AIM OF THE EXERCISE. Set down the lines from the one containing "Emit a web page" to the one containing "const yTicks = [0, 500, 1000, 1500, 2000];", both lines included, exactly as they stand and with no other lines.

---+---

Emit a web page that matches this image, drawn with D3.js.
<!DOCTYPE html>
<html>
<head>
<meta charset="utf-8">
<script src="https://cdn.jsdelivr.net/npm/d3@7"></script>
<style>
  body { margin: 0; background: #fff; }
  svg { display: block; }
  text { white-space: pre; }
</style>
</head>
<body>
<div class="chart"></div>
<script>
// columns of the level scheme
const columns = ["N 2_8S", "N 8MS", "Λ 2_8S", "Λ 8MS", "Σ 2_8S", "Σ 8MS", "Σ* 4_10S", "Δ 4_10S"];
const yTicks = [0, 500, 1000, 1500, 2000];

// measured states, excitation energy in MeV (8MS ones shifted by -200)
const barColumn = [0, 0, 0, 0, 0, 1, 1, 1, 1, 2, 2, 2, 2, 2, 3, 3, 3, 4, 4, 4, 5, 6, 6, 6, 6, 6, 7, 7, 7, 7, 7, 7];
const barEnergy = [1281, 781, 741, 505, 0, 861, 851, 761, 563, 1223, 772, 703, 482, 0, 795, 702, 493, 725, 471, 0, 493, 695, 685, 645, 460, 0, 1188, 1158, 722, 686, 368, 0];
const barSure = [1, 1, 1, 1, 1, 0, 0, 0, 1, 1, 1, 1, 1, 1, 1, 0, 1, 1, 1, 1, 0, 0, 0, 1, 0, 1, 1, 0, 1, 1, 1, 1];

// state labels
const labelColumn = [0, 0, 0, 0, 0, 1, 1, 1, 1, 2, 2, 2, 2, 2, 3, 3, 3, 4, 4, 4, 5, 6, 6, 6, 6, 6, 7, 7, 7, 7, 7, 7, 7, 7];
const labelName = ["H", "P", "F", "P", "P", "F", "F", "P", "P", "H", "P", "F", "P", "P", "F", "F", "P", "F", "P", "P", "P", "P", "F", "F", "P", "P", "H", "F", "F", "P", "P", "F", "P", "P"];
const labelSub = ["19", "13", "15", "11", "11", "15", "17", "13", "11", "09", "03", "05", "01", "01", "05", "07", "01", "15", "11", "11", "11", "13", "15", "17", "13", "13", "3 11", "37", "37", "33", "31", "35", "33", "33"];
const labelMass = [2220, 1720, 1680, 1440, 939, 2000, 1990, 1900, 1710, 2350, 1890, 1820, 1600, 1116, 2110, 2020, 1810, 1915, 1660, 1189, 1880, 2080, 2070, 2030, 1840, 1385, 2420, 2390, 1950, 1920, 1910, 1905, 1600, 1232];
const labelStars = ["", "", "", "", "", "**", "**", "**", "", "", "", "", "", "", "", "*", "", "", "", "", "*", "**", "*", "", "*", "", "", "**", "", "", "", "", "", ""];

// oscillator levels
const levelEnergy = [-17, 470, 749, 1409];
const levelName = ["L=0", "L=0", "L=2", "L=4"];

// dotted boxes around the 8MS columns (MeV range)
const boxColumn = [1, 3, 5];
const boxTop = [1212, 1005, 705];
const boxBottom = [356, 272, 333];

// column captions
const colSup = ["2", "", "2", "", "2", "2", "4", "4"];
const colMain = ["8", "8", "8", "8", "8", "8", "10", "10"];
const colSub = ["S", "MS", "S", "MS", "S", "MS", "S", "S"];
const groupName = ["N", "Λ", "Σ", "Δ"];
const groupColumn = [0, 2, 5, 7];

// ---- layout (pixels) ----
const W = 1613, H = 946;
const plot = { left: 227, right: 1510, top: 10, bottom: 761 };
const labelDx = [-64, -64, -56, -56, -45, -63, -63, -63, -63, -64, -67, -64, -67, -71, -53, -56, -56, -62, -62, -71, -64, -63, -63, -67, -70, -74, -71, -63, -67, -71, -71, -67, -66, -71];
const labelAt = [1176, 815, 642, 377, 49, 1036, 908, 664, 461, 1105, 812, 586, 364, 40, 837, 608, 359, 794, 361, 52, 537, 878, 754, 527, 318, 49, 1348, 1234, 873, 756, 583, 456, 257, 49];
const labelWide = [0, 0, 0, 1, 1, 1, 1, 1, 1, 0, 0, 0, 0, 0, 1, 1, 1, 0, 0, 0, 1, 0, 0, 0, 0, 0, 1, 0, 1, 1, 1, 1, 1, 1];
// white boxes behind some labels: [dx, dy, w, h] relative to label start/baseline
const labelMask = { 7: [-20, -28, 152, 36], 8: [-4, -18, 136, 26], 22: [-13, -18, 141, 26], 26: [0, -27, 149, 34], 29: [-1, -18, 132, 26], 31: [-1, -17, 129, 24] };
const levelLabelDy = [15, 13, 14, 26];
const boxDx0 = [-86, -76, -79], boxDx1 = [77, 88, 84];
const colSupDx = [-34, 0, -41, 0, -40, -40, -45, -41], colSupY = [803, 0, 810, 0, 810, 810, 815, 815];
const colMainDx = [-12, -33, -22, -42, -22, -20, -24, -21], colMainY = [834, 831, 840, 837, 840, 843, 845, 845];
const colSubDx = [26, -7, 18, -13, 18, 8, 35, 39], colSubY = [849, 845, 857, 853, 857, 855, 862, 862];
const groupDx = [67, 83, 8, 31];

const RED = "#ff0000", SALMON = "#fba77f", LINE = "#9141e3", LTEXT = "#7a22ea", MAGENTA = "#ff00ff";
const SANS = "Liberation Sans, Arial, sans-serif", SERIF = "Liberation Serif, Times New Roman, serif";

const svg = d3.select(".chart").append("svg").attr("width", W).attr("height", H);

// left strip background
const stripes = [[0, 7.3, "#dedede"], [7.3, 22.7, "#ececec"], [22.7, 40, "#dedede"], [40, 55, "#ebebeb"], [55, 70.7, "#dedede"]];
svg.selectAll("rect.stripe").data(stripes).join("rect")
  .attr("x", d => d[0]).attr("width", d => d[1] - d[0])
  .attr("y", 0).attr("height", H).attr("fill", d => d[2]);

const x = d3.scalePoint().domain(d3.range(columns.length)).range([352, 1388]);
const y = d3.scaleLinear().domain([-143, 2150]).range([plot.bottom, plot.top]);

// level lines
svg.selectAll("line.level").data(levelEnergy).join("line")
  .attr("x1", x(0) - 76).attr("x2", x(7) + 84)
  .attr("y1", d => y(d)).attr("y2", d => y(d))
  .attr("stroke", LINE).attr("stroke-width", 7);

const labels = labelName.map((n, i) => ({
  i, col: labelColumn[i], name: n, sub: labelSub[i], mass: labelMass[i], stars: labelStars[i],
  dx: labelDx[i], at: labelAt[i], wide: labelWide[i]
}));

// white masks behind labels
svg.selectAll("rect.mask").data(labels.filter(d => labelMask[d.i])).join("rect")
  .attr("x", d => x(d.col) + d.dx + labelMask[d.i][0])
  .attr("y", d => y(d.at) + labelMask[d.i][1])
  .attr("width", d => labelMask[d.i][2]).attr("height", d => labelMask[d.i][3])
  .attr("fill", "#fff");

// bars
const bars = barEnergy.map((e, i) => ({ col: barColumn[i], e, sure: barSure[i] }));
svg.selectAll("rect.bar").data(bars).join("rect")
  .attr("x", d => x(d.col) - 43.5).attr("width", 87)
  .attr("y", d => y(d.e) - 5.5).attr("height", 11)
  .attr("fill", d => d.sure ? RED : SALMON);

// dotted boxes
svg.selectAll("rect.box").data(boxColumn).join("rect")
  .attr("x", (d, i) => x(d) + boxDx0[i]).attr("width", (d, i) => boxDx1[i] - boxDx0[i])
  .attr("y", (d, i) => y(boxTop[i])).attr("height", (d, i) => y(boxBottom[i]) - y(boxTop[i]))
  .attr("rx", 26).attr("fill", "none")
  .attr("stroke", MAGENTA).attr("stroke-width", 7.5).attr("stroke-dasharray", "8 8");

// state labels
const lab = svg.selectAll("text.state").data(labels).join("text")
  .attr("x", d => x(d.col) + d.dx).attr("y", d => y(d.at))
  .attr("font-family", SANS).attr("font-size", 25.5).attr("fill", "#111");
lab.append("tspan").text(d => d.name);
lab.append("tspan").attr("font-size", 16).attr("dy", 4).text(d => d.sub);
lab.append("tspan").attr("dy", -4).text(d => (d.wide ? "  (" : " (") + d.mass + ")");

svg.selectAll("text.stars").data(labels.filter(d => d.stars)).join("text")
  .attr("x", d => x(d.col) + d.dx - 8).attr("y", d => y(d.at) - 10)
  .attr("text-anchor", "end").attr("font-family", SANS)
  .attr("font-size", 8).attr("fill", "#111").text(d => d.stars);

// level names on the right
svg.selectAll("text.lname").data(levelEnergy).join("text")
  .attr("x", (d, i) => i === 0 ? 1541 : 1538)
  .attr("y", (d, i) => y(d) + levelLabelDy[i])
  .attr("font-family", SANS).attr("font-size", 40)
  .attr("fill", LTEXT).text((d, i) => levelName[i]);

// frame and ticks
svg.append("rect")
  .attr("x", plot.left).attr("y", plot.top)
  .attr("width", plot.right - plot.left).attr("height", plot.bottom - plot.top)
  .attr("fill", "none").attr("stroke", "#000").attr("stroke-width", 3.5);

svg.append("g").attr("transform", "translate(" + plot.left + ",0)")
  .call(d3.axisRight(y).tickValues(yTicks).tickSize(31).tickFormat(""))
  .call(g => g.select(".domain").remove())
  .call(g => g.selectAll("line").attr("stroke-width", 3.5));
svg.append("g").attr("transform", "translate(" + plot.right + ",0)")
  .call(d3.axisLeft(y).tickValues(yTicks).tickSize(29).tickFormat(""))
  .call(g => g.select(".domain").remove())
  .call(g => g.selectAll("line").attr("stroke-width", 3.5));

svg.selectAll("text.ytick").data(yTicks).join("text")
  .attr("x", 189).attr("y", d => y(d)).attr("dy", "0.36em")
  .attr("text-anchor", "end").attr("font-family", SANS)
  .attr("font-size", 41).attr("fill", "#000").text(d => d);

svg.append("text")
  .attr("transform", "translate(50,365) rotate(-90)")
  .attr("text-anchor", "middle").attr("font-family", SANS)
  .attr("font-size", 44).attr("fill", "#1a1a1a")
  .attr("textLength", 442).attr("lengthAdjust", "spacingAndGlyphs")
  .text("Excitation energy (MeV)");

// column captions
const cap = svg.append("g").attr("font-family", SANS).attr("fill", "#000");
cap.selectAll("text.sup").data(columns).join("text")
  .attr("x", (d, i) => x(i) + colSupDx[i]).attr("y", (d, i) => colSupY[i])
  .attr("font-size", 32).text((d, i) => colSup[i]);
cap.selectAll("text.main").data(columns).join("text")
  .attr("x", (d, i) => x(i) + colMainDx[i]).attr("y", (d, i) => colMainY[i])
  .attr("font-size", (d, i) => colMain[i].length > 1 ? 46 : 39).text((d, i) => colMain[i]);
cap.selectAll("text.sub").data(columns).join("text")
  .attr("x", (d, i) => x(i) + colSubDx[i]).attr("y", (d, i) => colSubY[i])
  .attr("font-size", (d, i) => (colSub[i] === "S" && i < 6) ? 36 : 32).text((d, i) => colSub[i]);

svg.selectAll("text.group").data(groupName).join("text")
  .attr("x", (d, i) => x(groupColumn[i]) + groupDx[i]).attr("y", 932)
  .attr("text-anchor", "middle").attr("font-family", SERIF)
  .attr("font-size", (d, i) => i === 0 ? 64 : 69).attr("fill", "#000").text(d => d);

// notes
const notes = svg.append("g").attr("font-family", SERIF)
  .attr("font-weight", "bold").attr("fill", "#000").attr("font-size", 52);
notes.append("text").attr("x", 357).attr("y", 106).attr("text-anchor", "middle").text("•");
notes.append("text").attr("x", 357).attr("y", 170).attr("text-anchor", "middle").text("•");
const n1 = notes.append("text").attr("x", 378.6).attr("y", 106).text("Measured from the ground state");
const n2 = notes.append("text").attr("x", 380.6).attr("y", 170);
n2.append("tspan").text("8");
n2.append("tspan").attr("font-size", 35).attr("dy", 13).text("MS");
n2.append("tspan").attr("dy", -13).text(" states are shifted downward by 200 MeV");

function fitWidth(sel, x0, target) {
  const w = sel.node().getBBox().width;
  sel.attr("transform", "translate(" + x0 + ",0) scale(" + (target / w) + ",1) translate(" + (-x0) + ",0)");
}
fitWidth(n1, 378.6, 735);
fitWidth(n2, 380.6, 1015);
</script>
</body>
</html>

---+---

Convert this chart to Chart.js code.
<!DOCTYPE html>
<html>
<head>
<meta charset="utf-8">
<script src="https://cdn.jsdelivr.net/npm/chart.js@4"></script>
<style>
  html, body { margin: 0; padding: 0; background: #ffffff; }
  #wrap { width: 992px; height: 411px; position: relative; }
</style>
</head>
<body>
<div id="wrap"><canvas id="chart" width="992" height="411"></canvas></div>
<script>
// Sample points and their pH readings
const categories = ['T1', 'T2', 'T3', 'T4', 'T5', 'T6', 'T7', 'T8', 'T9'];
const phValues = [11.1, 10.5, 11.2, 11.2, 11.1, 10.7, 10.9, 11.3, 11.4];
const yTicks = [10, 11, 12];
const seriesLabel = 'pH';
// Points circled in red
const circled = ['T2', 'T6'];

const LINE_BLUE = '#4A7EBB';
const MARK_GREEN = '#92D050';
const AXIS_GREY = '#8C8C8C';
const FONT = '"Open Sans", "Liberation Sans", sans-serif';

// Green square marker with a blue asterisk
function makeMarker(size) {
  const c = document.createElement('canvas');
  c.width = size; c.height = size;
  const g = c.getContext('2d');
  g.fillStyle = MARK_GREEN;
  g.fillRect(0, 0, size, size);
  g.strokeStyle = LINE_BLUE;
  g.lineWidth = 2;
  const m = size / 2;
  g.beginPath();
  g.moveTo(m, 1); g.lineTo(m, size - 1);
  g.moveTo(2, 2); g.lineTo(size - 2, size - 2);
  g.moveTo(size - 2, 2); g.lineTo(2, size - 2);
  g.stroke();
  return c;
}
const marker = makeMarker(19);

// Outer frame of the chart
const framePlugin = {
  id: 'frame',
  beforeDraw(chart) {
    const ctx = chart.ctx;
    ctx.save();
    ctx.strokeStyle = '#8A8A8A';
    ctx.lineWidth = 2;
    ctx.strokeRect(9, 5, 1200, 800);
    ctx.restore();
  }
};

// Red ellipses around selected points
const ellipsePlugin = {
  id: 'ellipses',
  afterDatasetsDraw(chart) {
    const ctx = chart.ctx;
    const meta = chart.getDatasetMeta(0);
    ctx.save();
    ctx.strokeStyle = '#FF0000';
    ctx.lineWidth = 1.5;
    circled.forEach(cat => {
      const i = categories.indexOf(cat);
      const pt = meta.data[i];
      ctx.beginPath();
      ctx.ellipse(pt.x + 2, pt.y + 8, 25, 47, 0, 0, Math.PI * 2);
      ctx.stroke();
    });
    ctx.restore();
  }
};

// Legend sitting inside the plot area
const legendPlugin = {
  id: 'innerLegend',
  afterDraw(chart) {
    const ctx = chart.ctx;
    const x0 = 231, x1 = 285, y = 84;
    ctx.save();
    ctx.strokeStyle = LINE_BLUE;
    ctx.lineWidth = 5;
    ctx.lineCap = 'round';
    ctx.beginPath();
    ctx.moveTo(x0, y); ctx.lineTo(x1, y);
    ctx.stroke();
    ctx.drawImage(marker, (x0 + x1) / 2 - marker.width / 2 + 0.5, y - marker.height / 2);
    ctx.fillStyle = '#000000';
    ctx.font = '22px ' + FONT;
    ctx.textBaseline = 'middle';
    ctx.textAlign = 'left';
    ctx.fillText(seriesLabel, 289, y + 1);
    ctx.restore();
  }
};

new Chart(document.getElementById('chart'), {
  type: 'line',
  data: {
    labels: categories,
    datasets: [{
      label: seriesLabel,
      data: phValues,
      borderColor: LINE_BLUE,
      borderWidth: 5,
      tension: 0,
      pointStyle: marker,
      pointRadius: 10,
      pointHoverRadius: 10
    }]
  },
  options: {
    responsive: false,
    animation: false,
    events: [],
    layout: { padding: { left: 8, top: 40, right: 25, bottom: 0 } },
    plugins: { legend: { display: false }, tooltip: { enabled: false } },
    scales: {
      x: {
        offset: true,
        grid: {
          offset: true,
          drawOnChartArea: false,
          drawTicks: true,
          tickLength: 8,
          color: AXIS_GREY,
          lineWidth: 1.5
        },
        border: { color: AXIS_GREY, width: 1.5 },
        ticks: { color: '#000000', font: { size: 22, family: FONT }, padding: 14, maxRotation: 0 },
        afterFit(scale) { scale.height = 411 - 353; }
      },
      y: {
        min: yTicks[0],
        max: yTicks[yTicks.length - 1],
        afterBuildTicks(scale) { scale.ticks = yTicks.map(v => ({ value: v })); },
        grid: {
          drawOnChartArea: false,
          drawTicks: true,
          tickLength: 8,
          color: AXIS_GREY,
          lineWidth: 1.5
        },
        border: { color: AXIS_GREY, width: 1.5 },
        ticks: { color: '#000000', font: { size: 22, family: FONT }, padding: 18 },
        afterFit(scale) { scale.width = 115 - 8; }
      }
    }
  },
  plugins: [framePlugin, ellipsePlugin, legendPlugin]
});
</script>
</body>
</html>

---+---

FULL ANSWER.
Emit a web page that matches this image, drawn with D3.js.
<!DOCTYPE html>
<html>
<head>
<meta charset="utf-8">
<script src="https://cdn.jsdelivr.net/npm/d3@7"></script>
<style>
  body { margin: 0; background: #fff; }
  svg { display: block; }
  text { white-space: pre; }
</style>
</head>
<body>
<div class="chart"></div>
<script>
// columns of the level scheme
const columns = ["N 2_8S", "N 8MS", "Λ 2_8S", "Λ 8MS", "Σ 2_8S", "Σ 8MS", "Σ* 4_10S", "Δ 4_10S"];
const yTicks = [0, 500, 1000, 1500, 2000];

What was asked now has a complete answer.